慢性的な腹痛にて、何度も受診歴のある女性。
先日外来にてCFを行っており、腸粘膜の軽度の炎症を指摘されたのみであった。 本日から腹痛が増悪。いつものことであるが、「いままでで一番痛い」という。
腹部聴診所見は腸音は少なく、圧痛もない。腹部はやや張っているものの、柔らかい。 面倒なので何とか帰そうとしたが、どうしても入院させてくれといって聞かない。点滴をつないで経過を見ていたが、 状態は徐々に悪化。結局深夜に緊急回復になったが、大きな異常は無かった。しかし症状は手術後消失。 以後、"腹腔内光線照射療法"という言葉が、当院に定着した。
俺のせいじゃねえ、と思った。
これ以外のもの、例えば腸炎や胃炎、腎梗塞や結石、胆嚢炎や胆石症といったものは、診断が遅れてもまだ許される。

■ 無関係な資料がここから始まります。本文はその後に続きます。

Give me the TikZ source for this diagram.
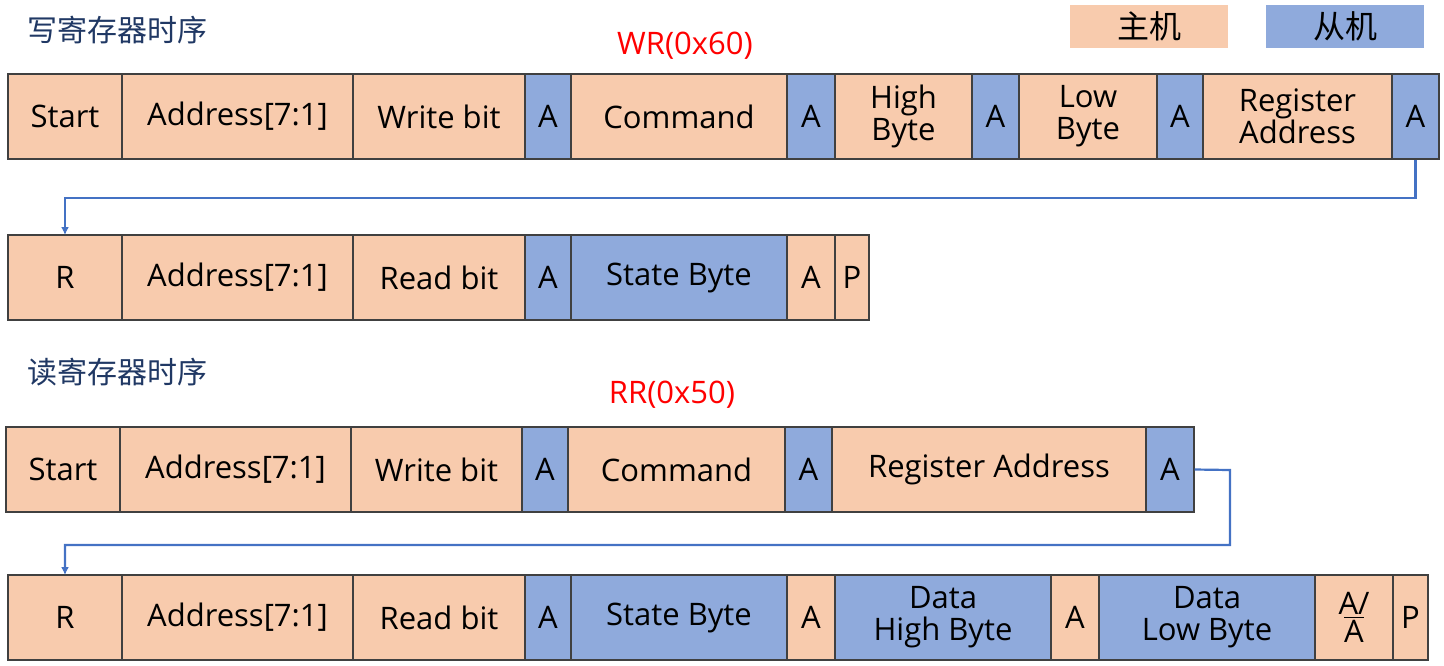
\documentclass[tikz,border=0pt]{standalone}
\usepackage{fontspec}
\setmainfont{Open Sans}
\newfontfamily\cjk{Noto Sans CJK SC}
\definecolor{host}{HTML}{F8CBAD}
\definecolor{slave}{HTML}{8FAADC}
\definecolor{wire}{HTML}{4472C4}
\definecolor{ttl}{HTML}{203864}
\begin{document}
\begin{tikzpicture}[x=0.5pt,y=-0.5pt,
 bx/.style={draw=black!75,line width=0.6pt,inner sep=0pt,align=center,font=\fontsize{15.5}{16}\selectfont},
 arr/.style={draw=wire,line width=1.1pt,-{Latex[length=4pt,width=4pt]}}]
\usetikzlibrary{arrows.meta}
\useasboundingbox (0,0) rectangle (1444,665);
\newcommand{\cell}[6]{\node[bx,fill=#5,minimum width=#2*0.5pt-#1*0.5pt,minimum height=#4*0.5pt-#3*0.5pt] (#6) at ({(#1+#2)/2},{(#3+#4)/2}) {};}
\newcommand{\row}[4]{% y1 y2 prefix list {x1/x2/color/text}
 \foreach \a/\b/\c/\t [count=\i] in {#4}{\node[bx,fill=\c,minimum width={(\b-\a)*0.5pt},minimum height={(#2-#1)*0.5pt}] (#3\i) at ({(\a+\b)/2},{(#1+#2)/2}) {\t};}}
\row{74}{159}{w}{8/122/host/Start,122/353/host/Address[7:1],353/525/host/Write bit,525/571/slave/A,571/787/host/Command,787/835/slave/A,835/972/host/High\\Byte,972/1019/slave/A,1019/1157/host/Low\\Byte,1157/1203/slave/A,1203/1392/host/Register\\Address,1392/1439/slave/A}
\row{235}{320}{x}{8/122/host/R/S,122/353/host/Address[7:1],353/525/host/Read bit,525/571/slave/A,571/787/slave/State Byte,787/835/host/A,835/869/host/P}
\row{427}{512}{r}{6/120/host/Start,120/351/host/Address[7:1],351/522/host/Write bit,522/568/slave/A,568/785/host/Command,785/832/slave/A,832/1146/host/Register Address,1146/1194/slave/A}
\row{575}{660}{s}{8/122/host/R/S,122/353/host/Address[7:1],353/525/host/Read bit,525/571/slave/A,571/787/slave/State Byte,787/835/host/A,835/1051/slave/Data\\High Byte,1051/1099/host/A,1099/1315/slave/Data\\Low Byte,1315/1393/host/{A/\\[-2pt]$\overline{\mbox{A}}$},1393/1428/host/P}
\node[anchor=west,text=ttl,font=\cjk\fontsize{15}{16}\selectfont] (t1) at (20,30) {写寄存器时序};
\node[anchor=west,text=ttl,font=\cjk\fontsize{15}{16}\selectfont] (t2) at (20,372) {读寄存器时序};
\node[text=red,font=\fontsize{15.5}{16}\selectfont] (wr) at (685,46) {WR(0x60)};
\node[text=red,font=\fontsize{15.5}{16}\selectfont] (rr) at (672,395) {RR(0x50)};
\node[fill=host,minimum width=79pt,minimum height=21.5pt,font=\cjk\fontsize{16}{16}\selectfont] (l1) at (1149,26) {主机};
\node[fill=slave,minimum width=79pt,minimum height=21.5pt,font=\cjk\fontsize{16}{16}\selectfont] (l2) at (1345,26) {从机};
\coordinate (c1) at (65,235);
\coordinate (c2) at (65,575);
\draw[arr] (w12.south) |- (65,198) -- (c1);
\draw[arr] (r8.east) -- (1230,470) |- (65,545) -- (c2);
\end{tikzpicture}
\end{document}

逆に、ほっておくと死ぬような腹部症状は、アシドーシスが来る。これが無ければ、たぶんむこう2時間ぐらいは死なない。
もちろん、外科にコンサルテーションするのは アシドーシスが生じる以前に行うべきであるが、"原因ははっきりしないものの、 血液ガスは正常だったので、慎重に経過観察した"と言い訳するのは、何もしないで様子を見るよりはましだと思う。
話を聞いたらまずバイタル、触診・聴診。ショックであれば上記4つのどれかの可能性は高い。ガーディングは無いか、グル音はどうか。腹部が柔らかく、腸音がしない患者さんが重篤な腹痛を訴えていたら、SMA血栓を疑う。
バイタルが安定しており、症状が重篤であれば腹部単純写真。具体的には、腹腔内のフリーエアーが無いか、小腸ガスが見えないかどうかを見る。
素人のやる腹部エコーでは、せいぜい胆石の同定と腹水の有無ぐらいしか分からない。
原因のはっきりしない、症状の軽快しない腹痛の患者を帰すと、必ずといっていいほどトラブルになる。 最低でも点滴を行い、できれば採血検査で明らかな異常がないことを確認したほうが良い。
特に、若くて"元気そうな"腹痛患者が夜間にきた場合はハイリスクである。たとえ本人の都合で夜しか来られなかったのだとしても、本人はフルワークアップを望んでいることが多く、こういう人に昼間に来るよう説教しても トラブルになるだけである。